AP Lit Essay #1

 One definition of madness is “mental delusion or the eccentric behavior arising from it.” But Emily Dickinson wrote “Much madness is divinest sense to a discerning eye.” Novelists and playwrights have often seen madness with a “discerning eye”. Select a novel or play in which as character’s apparent madness or irrational behavior plays an important role. Then write a well-organized essay in which you explain what this delusion or eccentric behavior consists of and how it might be judged reasonable. Explain the significance of the “madness” to the work as a whole. Do not merely summarize the plot.

King Lear, the eponymous protagonist of Shakespeare’s King Lear, a purely objective, ‘undiscerning’ eye, would at first appear extremely foolish, and at points, purely mad. However, as the play progresses , the characterisation of Lear deepens, we are led to view him under a more sympathetic gaze.

The play starts in a setting reminiscent to a fairy tale- with the foolish King Lear deciding to divide his kingdom among his three daughters in proportion to their love of him. Lear, the foolish figure and misled father, gives the kingdom to his evil elder daughters who make grandiose, false, proclamations of love. He disowns his truly loving younger daughter who ‘refuses to put her heart in her mouth’, and make insincere declarations. He is characterised as arrogant and is said to ‘have only ever slenderly known himself.’

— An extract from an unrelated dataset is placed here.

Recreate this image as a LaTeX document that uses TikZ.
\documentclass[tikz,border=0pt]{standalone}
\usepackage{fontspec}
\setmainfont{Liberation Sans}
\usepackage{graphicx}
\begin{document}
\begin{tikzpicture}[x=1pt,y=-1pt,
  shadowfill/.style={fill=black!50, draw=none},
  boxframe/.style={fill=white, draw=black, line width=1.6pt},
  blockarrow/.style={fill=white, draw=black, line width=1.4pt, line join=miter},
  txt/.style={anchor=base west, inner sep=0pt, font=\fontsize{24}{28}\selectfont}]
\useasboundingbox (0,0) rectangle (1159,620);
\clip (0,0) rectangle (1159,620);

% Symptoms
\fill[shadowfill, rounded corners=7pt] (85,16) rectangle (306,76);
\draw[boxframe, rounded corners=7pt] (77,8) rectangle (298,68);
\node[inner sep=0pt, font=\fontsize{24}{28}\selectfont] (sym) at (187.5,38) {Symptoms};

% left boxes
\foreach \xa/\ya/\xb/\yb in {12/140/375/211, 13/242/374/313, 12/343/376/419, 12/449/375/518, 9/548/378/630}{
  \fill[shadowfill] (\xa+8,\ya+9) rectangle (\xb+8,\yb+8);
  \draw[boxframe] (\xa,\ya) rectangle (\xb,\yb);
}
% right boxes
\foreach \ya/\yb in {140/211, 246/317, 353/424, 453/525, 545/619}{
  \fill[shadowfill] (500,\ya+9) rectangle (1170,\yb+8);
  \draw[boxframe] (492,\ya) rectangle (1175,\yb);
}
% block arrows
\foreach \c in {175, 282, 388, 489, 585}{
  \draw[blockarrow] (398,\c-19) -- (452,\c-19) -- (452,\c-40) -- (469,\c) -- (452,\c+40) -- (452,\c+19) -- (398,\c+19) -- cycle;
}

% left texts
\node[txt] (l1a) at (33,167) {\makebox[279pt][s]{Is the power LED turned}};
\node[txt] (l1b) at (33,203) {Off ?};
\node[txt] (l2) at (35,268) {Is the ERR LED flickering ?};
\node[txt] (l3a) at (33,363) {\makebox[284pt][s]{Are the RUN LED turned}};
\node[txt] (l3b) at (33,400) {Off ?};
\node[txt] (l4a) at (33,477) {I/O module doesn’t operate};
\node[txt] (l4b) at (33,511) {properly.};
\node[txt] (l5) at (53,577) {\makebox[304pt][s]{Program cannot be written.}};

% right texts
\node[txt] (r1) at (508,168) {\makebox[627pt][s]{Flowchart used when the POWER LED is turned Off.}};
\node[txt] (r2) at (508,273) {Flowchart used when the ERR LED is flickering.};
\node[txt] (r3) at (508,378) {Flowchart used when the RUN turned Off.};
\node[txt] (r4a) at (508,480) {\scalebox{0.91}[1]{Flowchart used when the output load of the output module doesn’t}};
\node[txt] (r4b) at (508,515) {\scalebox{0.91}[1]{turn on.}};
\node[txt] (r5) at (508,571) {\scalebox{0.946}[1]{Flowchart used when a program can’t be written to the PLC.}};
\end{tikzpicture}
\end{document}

However Shakespeare shows us other aspects of his character, of the man he was in other people’s reactions to him.

Lear was formerly powerful man, a true king, universally categorised as proud and bold. He has inspired deep loyalty and respect in there hearts of many, such as the Duke of Albany, the Duke of Gloucester and more. A man of strength and stubbornness, a man of his own mind, he has never had to bend to anyone.

He hence does not ‘age gracefully’- and refuses to relinquish control, as expected of him in his old age. There are many references to his age, and Lear is often described as ‘white bearded’.

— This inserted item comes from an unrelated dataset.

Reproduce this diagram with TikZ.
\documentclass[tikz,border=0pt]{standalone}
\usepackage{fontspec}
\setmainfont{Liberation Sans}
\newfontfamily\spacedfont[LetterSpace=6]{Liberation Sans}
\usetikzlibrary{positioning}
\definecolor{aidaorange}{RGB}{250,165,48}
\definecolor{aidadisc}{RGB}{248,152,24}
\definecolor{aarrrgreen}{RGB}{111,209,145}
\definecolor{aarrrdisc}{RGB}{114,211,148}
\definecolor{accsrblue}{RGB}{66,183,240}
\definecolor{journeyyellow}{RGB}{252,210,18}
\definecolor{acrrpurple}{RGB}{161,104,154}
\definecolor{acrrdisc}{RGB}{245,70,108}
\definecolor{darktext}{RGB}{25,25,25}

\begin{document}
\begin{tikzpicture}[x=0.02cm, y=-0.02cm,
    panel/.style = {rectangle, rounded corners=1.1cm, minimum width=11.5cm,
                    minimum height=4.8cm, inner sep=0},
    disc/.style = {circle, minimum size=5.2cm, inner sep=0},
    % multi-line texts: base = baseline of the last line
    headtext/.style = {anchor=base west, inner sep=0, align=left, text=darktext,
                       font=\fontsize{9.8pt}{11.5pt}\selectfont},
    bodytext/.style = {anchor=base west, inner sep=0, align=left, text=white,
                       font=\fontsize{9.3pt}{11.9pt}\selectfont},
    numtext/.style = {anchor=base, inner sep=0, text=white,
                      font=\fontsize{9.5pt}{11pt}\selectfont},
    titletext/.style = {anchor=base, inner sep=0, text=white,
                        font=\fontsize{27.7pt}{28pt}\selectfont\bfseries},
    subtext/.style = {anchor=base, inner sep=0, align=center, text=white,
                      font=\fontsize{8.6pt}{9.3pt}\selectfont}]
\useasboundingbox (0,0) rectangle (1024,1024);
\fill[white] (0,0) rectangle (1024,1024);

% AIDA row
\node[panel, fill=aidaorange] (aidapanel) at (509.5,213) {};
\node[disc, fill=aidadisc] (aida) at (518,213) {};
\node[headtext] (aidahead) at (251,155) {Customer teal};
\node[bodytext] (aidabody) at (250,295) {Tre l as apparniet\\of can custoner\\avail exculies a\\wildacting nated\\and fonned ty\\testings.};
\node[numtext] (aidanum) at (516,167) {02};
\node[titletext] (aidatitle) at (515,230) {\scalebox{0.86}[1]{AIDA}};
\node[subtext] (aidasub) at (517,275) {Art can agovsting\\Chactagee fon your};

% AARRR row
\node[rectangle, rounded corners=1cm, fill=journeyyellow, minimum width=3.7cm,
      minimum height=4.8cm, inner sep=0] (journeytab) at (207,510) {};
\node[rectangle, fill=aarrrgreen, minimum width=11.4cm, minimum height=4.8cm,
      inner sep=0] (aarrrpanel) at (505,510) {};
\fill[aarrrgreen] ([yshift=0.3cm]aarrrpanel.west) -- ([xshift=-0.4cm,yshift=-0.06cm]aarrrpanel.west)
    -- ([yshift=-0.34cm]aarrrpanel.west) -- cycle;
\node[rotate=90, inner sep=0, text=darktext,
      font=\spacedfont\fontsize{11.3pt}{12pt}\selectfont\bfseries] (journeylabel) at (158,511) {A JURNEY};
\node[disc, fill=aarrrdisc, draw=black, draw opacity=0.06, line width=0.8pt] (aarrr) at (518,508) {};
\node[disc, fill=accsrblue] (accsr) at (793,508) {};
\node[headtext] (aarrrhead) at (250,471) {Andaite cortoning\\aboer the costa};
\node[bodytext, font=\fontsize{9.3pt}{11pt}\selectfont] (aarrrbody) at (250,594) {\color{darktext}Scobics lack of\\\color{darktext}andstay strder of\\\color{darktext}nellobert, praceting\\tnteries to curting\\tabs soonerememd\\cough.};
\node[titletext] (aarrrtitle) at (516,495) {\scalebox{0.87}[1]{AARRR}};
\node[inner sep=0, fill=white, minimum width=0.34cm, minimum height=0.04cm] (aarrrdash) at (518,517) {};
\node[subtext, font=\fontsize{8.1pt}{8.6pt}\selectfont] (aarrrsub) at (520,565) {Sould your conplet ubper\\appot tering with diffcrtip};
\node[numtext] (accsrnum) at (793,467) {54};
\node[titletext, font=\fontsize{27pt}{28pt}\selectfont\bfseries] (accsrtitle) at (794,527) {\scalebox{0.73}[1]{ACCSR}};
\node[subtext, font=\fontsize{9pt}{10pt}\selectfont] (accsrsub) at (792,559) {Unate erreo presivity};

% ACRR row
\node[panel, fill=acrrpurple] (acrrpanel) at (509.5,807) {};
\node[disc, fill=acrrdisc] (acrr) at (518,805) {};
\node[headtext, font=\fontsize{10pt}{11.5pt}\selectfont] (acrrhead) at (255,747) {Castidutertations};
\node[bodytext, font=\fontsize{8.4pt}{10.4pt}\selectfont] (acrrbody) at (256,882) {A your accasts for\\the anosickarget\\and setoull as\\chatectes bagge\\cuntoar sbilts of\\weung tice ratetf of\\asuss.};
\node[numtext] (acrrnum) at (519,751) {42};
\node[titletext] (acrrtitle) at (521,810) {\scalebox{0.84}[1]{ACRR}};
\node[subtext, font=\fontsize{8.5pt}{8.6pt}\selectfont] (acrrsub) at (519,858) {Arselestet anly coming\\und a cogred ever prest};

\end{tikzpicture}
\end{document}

However deceitful elder daughters, Regan and Goneril, do not provide him with the respect he deserves, instead taking the opportunity of his age to wrest power from his hands. They refuse to let him keep a retinue, and, when Lear rebels, they throw him out of the castle. Lear is discarded, and left to weather nature’s elements. He experiences tremendous, impotent rage and grief. He rages against nature, deciding to let it storm around him. He makes vicious vitriolic, increasingly deranged speeches, decrying all. In the peak of his insanity, he hallucinates bringing Goneril and Regan to justice, trying them in an imaginary court, in a represent

In contrast with his previous pride and status, now his daughters have abandoned him, he is homeless, practically a beggar.

But other than Regan and Goneril, he also battles age, and mortality - ‘ his hands are soiled with mortality’. Agreeing and mortality are truly unconquerable, even for him. 
The wheel of fortunes as turned, and Lear is now ‘fortune’s fool’. He realises he is nothing without his power- all the respect he commanded when on the throne is nothing. “Even a dog in power is obeyed.’

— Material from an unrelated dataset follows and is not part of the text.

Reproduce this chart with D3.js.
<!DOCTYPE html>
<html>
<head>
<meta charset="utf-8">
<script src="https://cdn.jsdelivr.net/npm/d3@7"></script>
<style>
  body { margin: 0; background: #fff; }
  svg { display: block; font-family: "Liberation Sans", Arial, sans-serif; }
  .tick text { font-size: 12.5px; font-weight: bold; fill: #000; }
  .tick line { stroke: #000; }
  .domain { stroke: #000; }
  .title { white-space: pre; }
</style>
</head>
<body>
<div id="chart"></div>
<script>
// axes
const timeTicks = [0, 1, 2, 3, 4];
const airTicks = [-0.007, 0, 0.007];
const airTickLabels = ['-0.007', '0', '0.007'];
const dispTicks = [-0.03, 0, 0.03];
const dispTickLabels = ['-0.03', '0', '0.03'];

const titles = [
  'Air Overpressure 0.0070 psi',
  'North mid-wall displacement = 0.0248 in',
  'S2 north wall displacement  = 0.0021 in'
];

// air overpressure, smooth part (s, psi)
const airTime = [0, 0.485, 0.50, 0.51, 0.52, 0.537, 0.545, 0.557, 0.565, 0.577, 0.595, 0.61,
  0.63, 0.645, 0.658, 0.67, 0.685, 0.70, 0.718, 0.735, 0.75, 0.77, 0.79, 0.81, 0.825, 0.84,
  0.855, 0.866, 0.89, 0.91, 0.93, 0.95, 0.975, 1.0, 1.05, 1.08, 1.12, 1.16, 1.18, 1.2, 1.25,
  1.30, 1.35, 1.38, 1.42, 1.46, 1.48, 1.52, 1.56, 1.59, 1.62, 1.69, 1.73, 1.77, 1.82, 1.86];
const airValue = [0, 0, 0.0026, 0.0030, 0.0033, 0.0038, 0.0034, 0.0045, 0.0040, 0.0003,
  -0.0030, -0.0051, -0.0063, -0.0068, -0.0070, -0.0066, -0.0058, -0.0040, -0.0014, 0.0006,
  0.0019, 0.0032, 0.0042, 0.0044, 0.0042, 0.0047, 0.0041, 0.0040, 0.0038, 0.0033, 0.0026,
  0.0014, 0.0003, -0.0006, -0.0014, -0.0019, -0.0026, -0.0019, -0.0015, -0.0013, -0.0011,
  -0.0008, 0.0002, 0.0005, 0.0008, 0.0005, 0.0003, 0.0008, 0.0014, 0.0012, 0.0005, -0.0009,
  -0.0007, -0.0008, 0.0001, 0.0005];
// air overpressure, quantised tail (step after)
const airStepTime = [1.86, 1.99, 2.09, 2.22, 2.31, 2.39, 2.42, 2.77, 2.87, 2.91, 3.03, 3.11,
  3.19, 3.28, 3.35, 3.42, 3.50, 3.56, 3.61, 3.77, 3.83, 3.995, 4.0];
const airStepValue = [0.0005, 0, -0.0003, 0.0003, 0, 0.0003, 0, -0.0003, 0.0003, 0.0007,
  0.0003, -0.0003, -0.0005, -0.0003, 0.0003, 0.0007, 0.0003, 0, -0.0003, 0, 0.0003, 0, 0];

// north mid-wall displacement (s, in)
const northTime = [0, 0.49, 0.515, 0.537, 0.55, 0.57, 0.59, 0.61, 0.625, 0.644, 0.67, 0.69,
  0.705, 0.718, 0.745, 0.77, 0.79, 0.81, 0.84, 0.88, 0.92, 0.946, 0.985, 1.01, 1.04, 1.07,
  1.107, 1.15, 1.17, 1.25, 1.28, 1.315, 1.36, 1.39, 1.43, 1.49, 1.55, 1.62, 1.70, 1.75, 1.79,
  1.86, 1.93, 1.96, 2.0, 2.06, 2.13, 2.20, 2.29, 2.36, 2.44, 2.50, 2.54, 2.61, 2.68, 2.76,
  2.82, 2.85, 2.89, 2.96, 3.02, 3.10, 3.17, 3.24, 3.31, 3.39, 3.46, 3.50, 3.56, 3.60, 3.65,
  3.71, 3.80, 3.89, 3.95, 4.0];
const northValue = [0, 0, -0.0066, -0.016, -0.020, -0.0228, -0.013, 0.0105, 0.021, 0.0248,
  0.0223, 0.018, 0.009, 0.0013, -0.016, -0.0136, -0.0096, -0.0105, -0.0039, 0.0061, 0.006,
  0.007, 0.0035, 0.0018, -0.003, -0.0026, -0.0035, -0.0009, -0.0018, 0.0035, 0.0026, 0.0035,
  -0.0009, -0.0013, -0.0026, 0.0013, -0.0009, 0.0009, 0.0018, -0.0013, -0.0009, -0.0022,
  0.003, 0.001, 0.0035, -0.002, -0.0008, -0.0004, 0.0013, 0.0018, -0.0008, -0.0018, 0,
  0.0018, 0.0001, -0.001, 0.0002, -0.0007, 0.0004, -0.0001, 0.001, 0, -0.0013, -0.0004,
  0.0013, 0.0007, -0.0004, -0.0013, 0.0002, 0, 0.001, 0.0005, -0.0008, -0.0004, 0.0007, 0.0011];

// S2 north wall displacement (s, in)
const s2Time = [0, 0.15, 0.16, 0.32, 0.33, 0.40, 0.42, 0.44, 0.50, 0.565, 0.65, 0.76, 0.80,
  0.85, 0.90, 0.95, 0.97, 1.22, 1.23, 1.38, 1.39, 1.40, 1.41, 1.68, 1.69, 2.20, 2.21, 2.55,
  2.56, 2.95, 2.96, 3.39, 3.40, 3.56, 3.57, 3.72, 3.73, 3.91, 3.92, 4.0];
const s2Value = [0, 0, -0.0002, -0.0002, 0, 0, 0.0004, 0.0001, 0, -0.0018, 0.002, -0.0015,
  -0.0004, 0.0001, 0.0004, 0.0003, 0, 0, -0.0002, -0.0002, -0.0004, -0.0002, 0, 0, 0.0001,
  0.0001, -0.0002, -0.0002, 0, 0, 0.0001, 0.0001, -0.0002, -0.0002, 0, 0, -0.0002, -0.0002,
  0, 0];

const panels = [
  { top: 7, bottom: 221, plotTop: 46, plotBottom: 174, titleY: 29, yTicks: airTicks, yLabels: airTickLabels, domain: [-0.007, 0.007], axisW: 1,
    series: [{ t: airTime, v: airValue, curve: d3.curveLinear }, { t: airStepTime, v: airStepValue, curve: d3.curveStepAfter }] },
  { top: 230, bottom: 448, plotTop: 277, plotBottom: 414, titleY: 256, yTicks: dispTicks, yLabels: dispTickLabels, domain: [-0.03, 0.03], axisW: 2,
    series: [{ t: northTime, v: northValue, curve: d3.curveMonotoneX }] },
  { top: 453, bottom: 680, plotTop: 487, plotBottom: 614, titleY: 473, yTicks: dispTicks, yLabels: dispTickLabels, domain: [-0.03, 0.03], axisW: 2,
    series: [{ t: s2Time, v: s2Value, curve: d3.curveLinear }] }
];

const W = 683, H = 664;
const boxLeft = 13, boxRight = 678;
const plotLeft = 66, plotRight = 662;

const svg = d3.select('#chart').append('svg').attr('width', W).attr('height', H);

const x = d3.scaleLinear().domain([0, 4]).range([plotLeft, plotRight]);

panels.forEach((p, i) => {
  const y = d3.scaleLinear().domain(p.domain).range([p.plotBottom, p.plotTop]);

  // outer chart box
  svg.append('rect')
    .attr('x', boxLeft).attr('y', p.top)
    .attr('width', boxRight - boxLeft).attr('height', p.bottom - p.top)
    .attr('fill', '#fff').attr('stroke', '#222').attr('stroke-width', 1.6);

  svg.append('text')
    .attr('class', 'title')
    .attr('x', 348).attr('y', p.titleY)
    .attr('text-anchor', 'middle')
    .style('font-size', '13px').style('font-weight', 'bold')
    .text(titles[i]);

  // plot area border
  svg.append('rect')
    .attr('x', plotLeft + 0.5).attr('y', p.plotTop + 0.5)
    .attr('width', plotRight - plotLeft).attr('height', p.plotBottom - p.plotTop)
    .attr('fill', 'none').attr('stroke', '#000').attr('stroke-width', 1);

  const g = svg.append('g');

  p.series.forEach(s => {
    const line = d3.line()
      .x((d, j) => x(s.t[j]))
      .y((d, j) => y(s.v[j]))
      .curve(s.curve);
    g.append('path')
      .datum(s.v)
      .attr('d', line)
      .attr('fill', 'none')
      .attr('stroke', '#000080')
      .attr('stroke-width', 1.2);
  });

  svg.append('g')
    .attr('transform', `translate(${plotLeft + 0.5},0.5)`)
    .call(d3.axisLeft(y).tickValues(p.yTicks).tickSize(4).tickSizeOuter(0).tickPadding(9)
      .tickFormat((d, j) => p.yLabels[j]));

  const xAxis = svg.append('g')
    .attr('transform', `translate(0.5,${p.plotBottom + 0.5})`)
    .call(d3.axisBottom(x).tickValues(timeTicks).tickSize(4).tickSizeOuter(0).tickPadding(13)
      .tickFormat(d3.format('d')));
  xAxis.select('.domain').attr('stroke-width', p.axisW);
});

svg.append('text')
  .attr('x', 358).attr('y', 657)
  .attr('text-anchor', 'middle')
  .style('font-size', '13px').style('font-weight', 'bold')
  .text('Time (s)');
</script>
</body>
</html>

He, in losing his power, has lost his very identity. He has almost whatever once defined him, leaving a void filled by insanity.

Against these unstoppable forces, against the fickle hand of fortune, under his own loss of identity- Lear’s sanity truly crumbles. His madness is a coping mechanism, an escape from a world that he cannot understand or control any more.

He is a man who has lost everything he ever cherished, his power, his control and his beloved daughter Cordelia.

Lear has thus a very clear reason for his madness, and Shakespeare portrays him twith a sympathetic, ‘discerning’ gaze- a gaze that reveals the reason for his madness.

Lear’s initial pride and foolishness, and then his descent into madness, complete the bleak picture the play paints. The play ends on a very poignant note, with most of the the cast, evil and good alike, killed. Lear is a tragic figure and in his world, filled with pointless power-struggle, the only fate are madness and death.

Lear’s madness adds to tragic landscape of the play, which started as whimsically as a fairy tale, and ended in brutal, pointless, maddening bloodshed.